More than 100 demonstrators taking part in mass civil disobedience were arrested in Chicago on Wednesday as several thousand people marched against the largest proposed round of school closings in recent memory.
Many carried placards proclaiming "Strong Schools, Strong Neighbourhoods" and "Protect Our Children" while chanting "Whose Schools, Our Schools" and calling for mayor Rahm Emmanuel's resignation.
"We're signalling that there is going to be a large and determined movement that will use the tactics of civil disobedience and direct action in order to keep these schools open," said Chicago Teachers Union vice-president Jesse Sharkey, who was arrested outside City Hall, one of 131 detained by police. "We see this event as kicking off an extended campaign this spring and we think it was a great success."

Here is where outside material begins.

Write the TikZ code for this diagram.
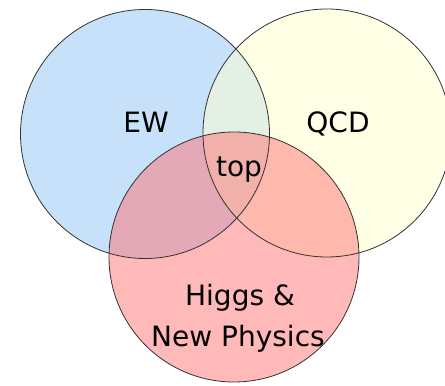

The city last week announced plans to close 54 schools affecting more than 30,000 students, primarily in low-income black and Latino areas. The proposals – which had already sparked huge, rowdy protests at hearings throughout the city prior to the announcement – mark Emmanuel's second major confrontation over education in less than six months following the teachers' strike in late August.
"People have a right to the neighbourhoods in which they live," said CTU leader Karen Lewis at the rally. "Children have the right to a safe, nurturing, loving environment."
CTU has laid down the gauntlet:
"In the same time these school closings have been taking place over the past decade, the city has opened about 100 charter schools in the very neighbourhoods where they're now closing schools through under-utilisation," said Sharkey. "Meanwhile supports of charter schools have been very open ideologically about making school competition part of the larger picture.
"We have not yet won the argument with the people of Chicago that this is a critical moment to be active. But this was a good start. Four or five thousand people and lots of different schools represented today. The argument can and will be won."
The CTU emerged with considerable public support after it blunted Emmanuel's attempts to tie teachers' pay to test scores last year. It has pledged to continue the campaign of non-violent disobedience. "People who work in the schools and rely on public schools will oppose the mass closings by any and all peaceful means," Sharkey has told union members. "[School closings] are not something we are prepared to accept without a fight ... We're going to take this fight as far as we have to, to defend our community schools."
Jesse Jackson was there.
Randi Weingarten was not.
She must have been paling around with her friend Bill Gates, finding new ways to use technology to evaluate teachers via test scores.
Thankfully Lewis, Sharkey, CTU and thousands of parents and concerned citizens from around Chicago did show up to fight this massive privatization of the city's school system.
It's going to be a long, hard fight.
And as Sharkey said, they haven't gotten all the people in Chicago up in arms that this is critical moment to fight back.
But at the very least, they're trying to do just that.